Task details → Leave out every picture, then transcribe the rest of the listing exactly.

--- start of Available data ---

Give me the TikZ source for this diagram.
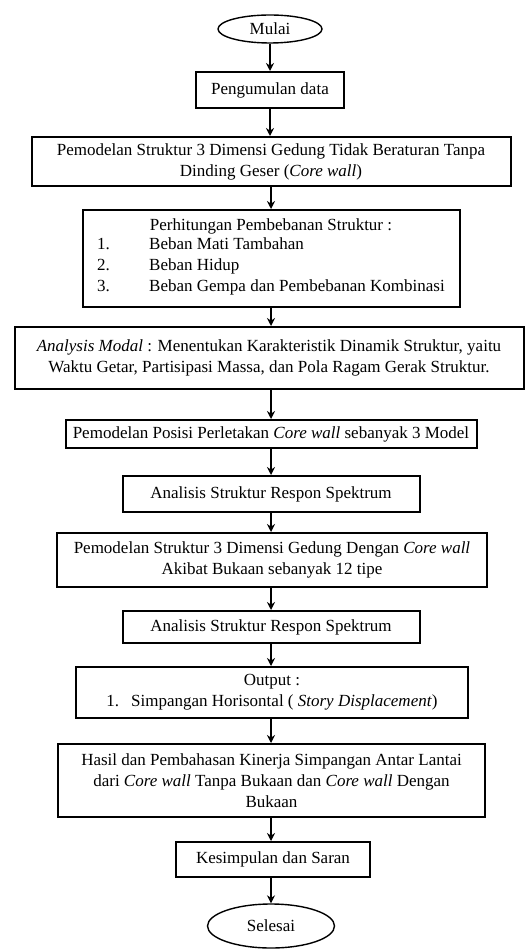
\documentclass[tikz,border=0pt]{standalone}
\usepackage{fontspec}
\setmainfont{Liberation Serif}
\usetikzlibrary{shapes.geometric, arrows.meta, positioning}

\begin{document}
\begin{tikzpicture}[
    x=1pt, y=-1pt,
    stepbox/.style={draw, line width=2pt, align=center, inner sep=1pt, font=\fontsize{17}{21}\selectfont},
    terminal/.style={draw, ellipse, line width=1.4pt, inner sep=0pt, font=\fontsize{17}{21}\selectfont},
    arrow/.style={-{Stealth[length=8pt, width=8pt]}, line width=1.8pt}
]
    \useasboundingbox (0,0) rectangle (529,949);

    % Start
    \node[terminal, minimum width=104pt, minimum height=28pt] (mulai) at (270,29) {Mulai};

    % Process steps
    \node[stepbox, minimum width=148pt, minimum height=36pt] (data) at (270,90) {Pengumulan data};
    \node[stepbox, minimum width=479pt, minimum height=49pt] (model) at (271,161.5) {Pemodelan Struktur 3 Dimensi Gedung Tidak Beraturan Tanpa\\Dinding Geser (\textit{Core wall})};
    \node[stepbox, minimum width=377pt, minimum height=97pt] (beban) at (271,258.5) {Perhitungan Pembebanan Struktur :\\
        \begin{tabular}{@{}p{52pt}@{}l@{}}
        1. & Beban Mati Tambahan\\
        2. & Beban Hidup\\
        3. & Beban Gempa dan Pembebanan Kombinasi
        \end{tabular}};
    \node[stepbox, minimum width=509pt, minimum height=62pt] (modal) at (269,358) {\textit{Analysis Modal} : Menentukan Karakteristik Dinamik Struktur, yaitu\\Waktu Getar, Partisipasi Massa, dan Pola Ragam Gerak Struktur.};
    \node[stepbox, minimum width=411pt, minimum height=28pt] (posisi) at (271,434) {Pemodelan Posisi Perletakan \textit{Core wall} sebanyak 3 Model};
    \node[stepbox, minimum width=297pt, minimum height=36pt] (respon1) at (271,494) {Analisis Struktur Respon Spektrum};
    \node[stepbox, minimum width=430pt, minimum height=54pt] (bukaan) at (272,560) {Pemodelan Struktur 3 Dimensi Gedung Dengan \textit{Core wall}\\Akibat Bukaan sebanyak 12 tipe};
    \node[stepbox, minimum width=297pt, minimum height=32pt] (respon2) at (271,627) {Analisis Struktur Respon Spektrum};
    \node[stepbox, minimum width=392pt, minimum height=51pt] (output) at (272,692.5) {Output :\\1.\hspace{12pt}Simpangan Horisontal ( \textit{Story Displacement})};
    \node[stepbox, minimum width=427pt, minimum height=73pt] (hasil) at (271.5,780.5) {Hasil dan Pembahasan Kinerja Simpangan Antar Lantai\\dari \textit{Core wall} Tanpa Bukaan dan \textit{Core wall} Dengan\\Bukaan};
    \node[stepbox, minimum width=194pt, minimum height=35pt] (saran) at (273,859.5) {Kesimpulan dan Saran};

    % End
    \node[terminal, minimum width=127pt, minimum height=44pt] (selesai) at (271,926) {Selesai};

    % Connections
    \draw[arrow] (mulai.south) -- (mulai.south |- data.north);
    \draw[arrow] (data.south) -- (data.south |- model.north);
    \draw[arrow] (model.south) -- (model.south |- beban.north);
    \draw[arrow] (beban.south) -- (beban.south |- modal.north);
    \draw[arrow] (modal.south -| beban.south) -- (beban.south |- posisi.north);
    \draw[arrow] (posisi.south) -- (posisi.south |- respon1.north);
    \draw[arrow] (respon1.south) -- (respon1.south |- bukaan.north);
    \draw[arrow] (bukaan.south -| respon1.south) -- (respon1.south |- respon2.north);
    \draw[arrow] (respon2.south) -- (respon2.south |- output.north);
    \draw[arrow] (output.south -| respon2.south) -- (respon2.south |- hasil.north);
    \draw[arrow] (hasil.south -| respon2.south) -- (respon2.south |- saran.north);
    \draw[arrow] (saran.south -| respon2.south) -- (respon2.south |- selesai.north);
\end{tikzpicture}
\end{document}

--- end of Available data ---

Full response →
Give me the TikZ source for this diagram.
\documentclass[tikz,border=0pt]{standalone}
\usepackage{fontspec}
\setmainfont{Liberation Serif}
\usetikzlibrary{shapes.geometric, arrows.meta, positioning}

\begin{document}
\begin{tikzpicture}[
    x=1pt, y=-1pt,
    stepbox/.style={draw, line width=2pt, align=center, inner sep=1pt, font=\fontsize{17}{21}\selectfont},
    terminal/.style={draw, ellipse, line width=1.4pt, inner sep=0pt, font=\fontsize{17}{21}\selectfont},
    arrow/.style={-{Stealth[length=8pt, width=8pt]}, line width=1.8pt}
]
    \useasboundingbox (0,0) rectangle (529,949);

    % Start
    \node[terminal, minimum width=104pt, minimum height=28pt] (mulai) at (270,29) {Mulai};

    % Process steps
    \node[stepbox, minimum width=148pt, minimum height=36pt] (data) at (270,90) {Pengumulan data};
    \node[stepbox, minimum width=479pt, minimum height=49pt] (model) at (271,161.5) {Pemodelan Struktur 3 Dimensi Gedung Tidak Beraturan Tanpa\\Dinding Geser (\textit{Core wall})};
    \node[stepbox, minimum width=377pt, minimum height=97pt] (beban) at (271,258.5) {Perhitungan Pembebanan Struktur :\\
        \begin{tabular}{@{}p{52pt}@{}l@{}}
        1. & Beban Mati Tambahan\\
        2. & Beban Hidup\\
        3. & Beban Gempa dan Pembebanan Kombinasi
        \end{tabular}};
    \node[stepbox, minimum width=509pt, minimum height=62pt] (modal) at (269,358) {\textit{Analysis Modal} : Menentukan Karakteristik Dinamik Struktur, yaitu\\Waktu Getar, Partisipasi Massa, dan Pola Ragam Gerak Struktur.};
    \node[stepbox, minimum width=411pt, minimum height=28pt] (posisi) at (271,434) {Pemodelan Posisi Perletakan \textit{Core wall} sebanyak 3 Model};
    \node[stepbox, minimum width=297pt, minimum height=36pt] (respon1) at (271,494) {Analisis Struktur Respon Spektrum};
    \node[stepbox, minimum width=430pt, minimum height=54pt] (bukaan) at (272,560) {Pemodelan Struktur 3 Dimensi Gedung Dengan \textit{Core wall}\\Akibat Bukaan sebanyak 12 tipe};
    \node[stepbox, minimum width=297pt, minimum height=32pt] (respon2) at (271,627) {Analisis Struktur Respon Spektrum};
    \node[stepbox, minimum width=392pt, minimum height=51pt] (output) at (272,692.5) {Output :\\1.\hspace{12pt}Simpangan Horisontal ( \textit{Story Displacement})};
    \node[stepbox, minimum width=427pt, minimum height=73pt] (hasil) at (271.5,780.5) {Hasil dan Pembahasan Kinerja Simpangan Antar Lantai\\dari \textit{Core wall} Tanpa Bukaan dan \textit{Core wall} Dengan\\Bukaan};
    \node[stepbox, minimum width=194pt, minimum height=35pt] (saran) at (273,859.5) {Kesimpulan dan Saran};

    % End
    \node[terminal, minimum width=127pt, minimum height=44pt] (selesai) at (271,926) {Selesai};

    % Connections
    \draw[arrow] (mulai.south) -- (mulai.south |- data.north);
    \draw[arrow] (data.south) -- (data.south |- model.north);
    \draw[arrow] (model.south) -- (model.south |- beban.north);
    \draw[arrow] (beban.south) -- (beban.south |- modal.north);
    \draw[arrow] (modal.south -| beban.south) -- (beban.south |- posisi.north);
    \draw[arrow] (posisi.south) -- (posisi.south |- respon1.north);
    \draw[arrow] (respon1.south) -- (respon1.south |- bukaan.north);
    \draw[arrow] (bukaan.south -| respon1.south) -- (respon1.south |- respon2.north);
    \draw[arrow] (respon2.south) -- (respon2.south |- output.north);
    \draw[arrow] (output.south -| respon2.south) -- (respon2.south |- hasil.north);
    \draw[arrow] (hasil.south -| respon2.south) -- (respon2.south |- saran.north);
    \draw[arrow] (saran.south -| respon2.south) -- (respon2.south |- selesai.north);
\end{tikzpicture}
\end{document}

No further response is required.